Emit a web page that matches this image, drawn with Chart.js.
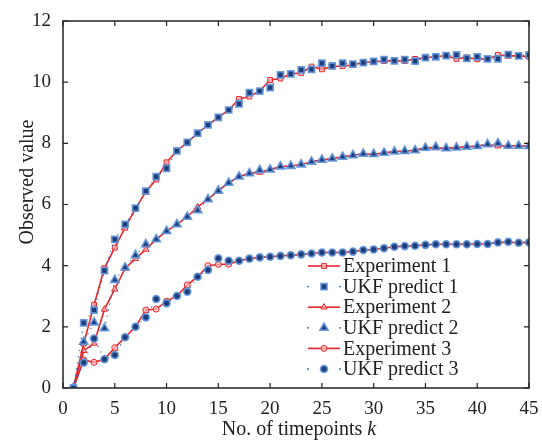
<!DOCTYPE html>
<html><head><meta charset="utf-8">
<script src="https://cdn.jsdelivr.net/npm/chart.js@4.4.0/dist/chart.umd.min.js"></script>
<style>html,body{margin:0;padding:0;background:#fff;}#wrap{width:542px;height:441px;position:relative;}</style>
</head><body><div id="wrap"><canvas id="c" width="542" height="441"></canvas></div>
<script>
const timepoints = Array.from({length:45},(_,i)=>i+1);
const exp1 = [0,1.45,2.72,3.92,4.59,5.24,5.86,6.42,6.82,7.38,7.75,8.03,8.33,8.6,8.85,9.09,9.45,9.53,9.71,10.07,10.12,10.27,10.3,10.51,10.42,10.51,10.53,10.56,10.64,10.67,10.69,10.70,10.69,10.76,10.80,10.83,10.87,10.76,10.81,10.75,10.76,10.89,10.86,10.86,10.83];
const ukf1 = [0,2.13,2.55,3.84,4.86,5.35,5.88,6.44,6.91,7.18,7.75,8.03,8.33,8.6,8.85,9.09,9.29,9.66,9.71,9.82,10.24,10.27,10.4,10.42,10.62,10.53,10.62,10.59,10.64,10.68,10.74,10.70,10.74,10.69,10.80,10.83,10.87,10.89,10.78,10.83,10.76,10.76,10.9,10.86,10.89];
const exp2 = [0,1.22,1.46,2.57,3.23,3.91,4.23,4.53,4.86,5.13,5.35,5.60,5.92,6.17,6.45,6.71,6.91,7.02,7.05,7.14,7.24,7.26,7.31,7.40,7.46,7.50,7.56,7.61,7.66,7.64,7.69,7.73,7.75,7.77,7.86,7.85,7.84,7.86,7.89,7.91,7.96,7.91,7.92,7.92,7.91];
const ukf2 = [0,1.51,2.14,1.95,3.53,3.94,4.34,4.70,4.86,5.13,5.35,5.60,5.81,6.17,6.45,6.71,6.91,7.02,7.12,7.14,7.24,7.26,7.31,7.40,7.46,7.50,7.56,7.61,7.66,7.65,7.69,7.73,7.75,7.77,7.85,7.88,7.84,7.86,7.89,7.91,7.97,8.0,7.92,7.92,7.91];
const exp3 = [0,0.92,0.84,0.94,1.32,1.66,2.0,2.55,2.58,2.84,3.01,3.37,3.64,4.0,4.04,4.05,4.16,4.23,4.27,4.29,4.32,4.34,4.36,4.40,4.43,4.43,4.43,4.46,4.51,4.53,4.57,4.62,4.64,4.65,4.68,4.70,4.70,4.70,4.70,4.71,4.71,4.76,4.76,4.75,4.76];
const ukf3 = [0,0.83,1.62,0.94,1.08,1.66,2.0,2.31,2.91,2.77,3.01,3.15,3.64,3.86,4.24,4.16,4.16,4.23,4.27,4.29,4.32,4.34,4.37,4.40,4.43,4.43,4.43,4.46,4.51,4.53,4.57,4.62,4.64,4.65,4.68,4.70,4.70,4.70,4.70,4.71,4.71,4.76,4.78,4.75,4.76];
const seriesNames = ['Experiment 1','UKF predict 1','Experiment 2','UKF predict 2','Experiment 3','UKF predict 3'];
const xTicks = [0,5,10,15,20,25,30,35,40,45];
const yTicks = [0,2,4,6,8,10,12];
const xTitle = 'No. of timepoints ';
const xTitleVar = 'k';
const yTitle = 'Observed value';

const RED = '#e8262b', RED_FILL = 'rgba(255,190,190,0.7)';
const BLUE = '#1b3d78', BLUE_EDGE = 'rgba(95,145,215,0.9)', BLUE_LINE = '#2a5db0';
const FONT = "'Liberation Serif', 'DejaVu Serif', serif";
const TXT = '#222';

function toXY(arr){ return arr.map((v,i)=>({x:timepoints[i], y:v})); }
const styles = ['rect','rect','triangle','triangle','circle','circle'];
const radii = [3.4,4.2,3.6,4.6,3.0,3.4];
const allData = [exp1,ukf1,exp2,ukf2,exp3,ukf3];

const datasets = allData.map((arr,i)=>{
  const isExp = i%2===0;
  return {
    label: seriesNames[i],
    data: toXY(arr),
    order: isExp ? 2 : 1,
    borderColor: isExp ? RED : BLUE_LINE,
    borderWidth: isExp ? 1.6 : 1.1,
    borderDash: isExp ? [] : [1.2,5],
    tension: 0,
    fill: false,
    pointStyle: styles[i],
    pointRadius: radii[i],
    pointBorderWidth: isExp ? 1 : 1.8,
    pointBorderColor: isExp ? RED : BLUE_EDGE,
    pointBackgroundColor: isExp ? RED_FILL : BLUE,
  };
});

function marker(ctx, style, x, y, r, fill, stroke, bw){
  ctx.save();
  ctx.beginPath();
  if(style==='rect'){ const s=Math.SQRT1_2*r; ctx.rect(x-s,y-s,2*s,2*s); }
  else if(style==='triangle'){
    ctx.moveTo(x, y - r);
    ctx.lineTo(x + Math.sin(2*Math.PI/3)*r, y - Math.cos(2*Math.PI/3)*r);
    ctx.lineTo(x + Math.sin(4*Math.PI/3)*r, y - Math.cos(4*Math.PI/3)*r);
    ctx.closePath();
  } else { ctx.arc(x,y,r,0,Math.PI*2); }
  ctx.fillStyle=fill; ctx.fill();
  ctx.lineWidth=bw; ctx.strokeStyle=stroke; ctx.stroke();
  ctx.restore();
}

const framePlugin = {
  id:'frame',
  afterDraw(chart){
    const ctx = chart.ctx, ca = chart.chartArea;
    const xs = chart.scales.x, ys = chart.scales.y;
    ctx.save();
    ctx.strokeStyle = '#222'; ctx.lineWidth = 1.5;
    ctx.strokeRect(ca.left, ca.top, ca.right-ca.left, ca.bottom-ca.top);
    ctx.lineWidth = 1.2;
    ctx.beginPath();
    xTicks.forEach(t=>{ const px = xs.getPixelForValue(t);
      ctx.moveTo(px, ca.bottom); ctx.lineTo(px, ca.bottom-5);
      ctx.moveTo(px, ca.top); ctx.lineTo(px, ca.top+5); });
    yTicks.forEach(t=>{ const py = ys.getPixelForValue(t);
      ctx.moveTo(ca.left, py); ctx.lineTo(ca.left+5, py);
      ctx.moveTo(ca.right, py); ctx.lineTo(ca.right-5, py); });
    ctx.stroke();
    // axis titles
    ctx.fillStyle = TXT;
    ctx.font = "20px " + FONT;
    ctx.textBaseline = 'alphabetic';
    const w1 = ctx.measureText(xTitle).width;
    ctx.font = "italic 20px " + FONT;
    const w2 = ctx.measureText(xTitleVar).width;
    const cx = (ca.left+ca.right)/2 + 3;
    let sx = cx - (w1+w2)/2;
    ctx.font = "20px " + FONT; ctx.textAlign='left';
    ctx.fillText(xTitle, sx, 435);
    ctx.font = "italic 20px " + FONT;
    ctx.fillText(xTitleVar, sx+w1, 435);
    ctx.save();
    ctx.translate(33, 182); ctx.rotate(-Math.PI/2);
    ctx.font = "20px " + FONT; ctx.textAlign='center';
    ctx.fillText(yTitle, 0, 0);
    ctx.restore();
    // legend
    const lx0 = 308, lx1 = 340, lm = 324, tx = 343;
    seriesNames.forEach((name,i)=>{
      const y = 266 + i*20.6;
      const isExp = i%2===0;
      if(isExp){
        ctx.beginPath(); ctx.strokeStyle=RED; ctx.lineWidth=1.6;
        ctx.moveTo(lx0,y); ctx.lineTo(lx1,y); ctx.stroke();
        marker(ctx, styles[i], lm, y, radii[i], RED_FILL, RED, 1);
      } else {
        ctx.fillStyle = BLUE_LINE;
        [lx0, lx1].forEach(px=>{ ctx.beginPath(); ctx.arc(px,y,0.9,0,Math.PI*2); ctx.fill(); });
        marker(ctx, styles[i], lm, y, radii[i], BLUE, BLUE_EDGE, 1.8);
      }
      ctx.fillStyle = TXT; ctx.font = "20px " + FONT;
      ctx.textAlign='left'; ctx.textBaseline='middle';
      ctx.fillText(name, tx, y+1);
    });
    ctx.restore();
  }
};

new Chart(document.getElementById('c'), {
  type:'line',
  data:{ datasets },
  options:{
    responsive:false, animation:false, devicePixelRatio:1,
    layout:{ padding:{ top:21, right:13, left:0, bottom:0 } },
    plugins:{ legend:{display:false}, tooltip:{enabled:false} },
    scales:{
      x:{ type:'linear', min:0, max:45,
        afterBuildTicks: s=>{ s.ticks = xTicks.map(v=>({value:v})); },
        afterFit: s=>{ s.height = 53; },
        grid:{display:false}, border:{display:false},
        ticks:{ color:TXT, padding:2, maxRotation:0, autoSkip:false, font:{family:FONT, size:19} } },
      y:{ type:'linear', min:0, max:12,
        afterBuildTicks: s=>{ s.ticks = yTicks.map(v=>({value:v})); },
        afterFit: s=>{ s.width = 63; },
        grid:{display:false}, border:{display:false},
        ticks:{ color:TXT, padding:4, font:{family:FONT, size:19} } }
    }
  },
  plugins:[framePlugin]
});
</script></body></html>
_____
AIM: Exactly as written, please give again the lines from the beginning of the listing through the line containing "const yTitle = 'Observed value';", inclusive, without any pictures.

SOLVED PROBLEM:
Emit a web page that matches this image, drawn with Chart.js.
<!DOCTYPE html>
<html><head><meta charset="utf-8">
<script src="https://cdn.jsdelivr.net/npm/chart.js@4.4.0/dist/chart.umd.min.js"></script>
<style>html,body{margin:0;padding:0;background:#fff;}#wrap{width:542px;height:441px;position:relative;}</style>
</head><body><div id="wrap"><canvas id="c" width="542" height="441"></canvas></div>
<script>
const timepoints = Array.from({length:45},(_,i)=>i+1);
const exp1 = [0,1.45,2.72,3.92,4.59,5.24,5.86,6.42,6.82,7.38,7.75,8.03,8.33,8.6,8.85,9.09,9.45,9.53,9.71,10.07,10.12,10.27,10.3,10.51,10.42,10.51,10.53,10.56,10.64,10.67,10.69,10.70,10.69,10.76,10.80,10.83,10.87,10.76,10.81,10.75,10.76,10.89,10.86,10.86,10.83];
const ukf1 = [0,2.13,2.55,3.84,4.86,5.35,5.88,6.44,6.91,7.18,7.75,8.03,8.33,8.6,8.85,9.09,9.29,9.66,9.71,9.82,10.24,10.27,10.4,10.42,10.62,10.53,10.62,10.59,10.64,10.68,10.74,10.70,10.74,10.69,10.80,10.83,10.87,10.89,10.78,10.83,10.76,10.76,10.9,10.86,10.89];
const exp2 = [0,1.22,1.46,2.57,3.23,3.91,4.23,4.53,4.86,5.13,5.35,5.60,5.92,6.17,6.45,6.71,6.91,7.02,7.05,7.14,7.24,7.26,7.31,7.40,7.46,7.50,7.56,7.61,7.66,7.64,7.69,7.73,7.75,7.77,7.86,7.85,7.84,7.86,7.89,7.91,7.96,7.91,7.92,7.92,7.91];
const ukf2 = [0,1.51,2.14,1.95,3.53,3.94,4.34,4.70,4.86,5.13,5.35,5.60,5.81,6.17,6.45,6.71,6.91,7.02,7.12,7.14,7.24,7.26,7.31,7.40,7.46,7.50,7.56,7.61,7.66,7.65,7.69,7.73,7.75,7.77,7.85,7.88,7.84,7.86,7.89,7.91,7.97,8.0,7.92,7.92,7.91];
const exp3 = [0,0.92,0.84,0.94,1.32,1.66,2.0,2.55,2.58,2.84,3.01,3.37,3.64,4.0,4.04,4.05,4.16,4.23,4.27,4.29,4.32,4.34,4.36,4.40,4.43,4.43,4.43,4.46,4.51,4.53,4.57,4.62,4.64,4.65,4.68,4.70,4.70,4.70,4.70,4.71,4.71,4.76,4.76,4.75,4.76];
const ukf3 = [0,0.83,1.62,0.94,1.08,1.66,2.0,2.31,2.91,2.77,3.01,3.15,3.64,3.86,4.24,4.16,4.16,4.23,4.27,4.29,4.32,4.34,4.37,4.40,4.43,4.43,4.43,4.46,4.51,4.53,4.57,4.62,4.64,4.65,4.68,4.70,4.70,4.70,4.70,4.71,4.71,4.76,4.78,4.75,4.76];
const seriesNames = ['Experiment 1','UKF predict 1','Experiment 2','UKF predict 2','Experiment 3','UKF predict 3'];
const xTicks = [0,5,10,15,20,25,30,35,40,45];
const yTicks = [0,2,4,6,8,10,12];
const xTitle = 'No. of timepoints ';
const xTitleVar = 'k';
const yTitle = 'Observed value';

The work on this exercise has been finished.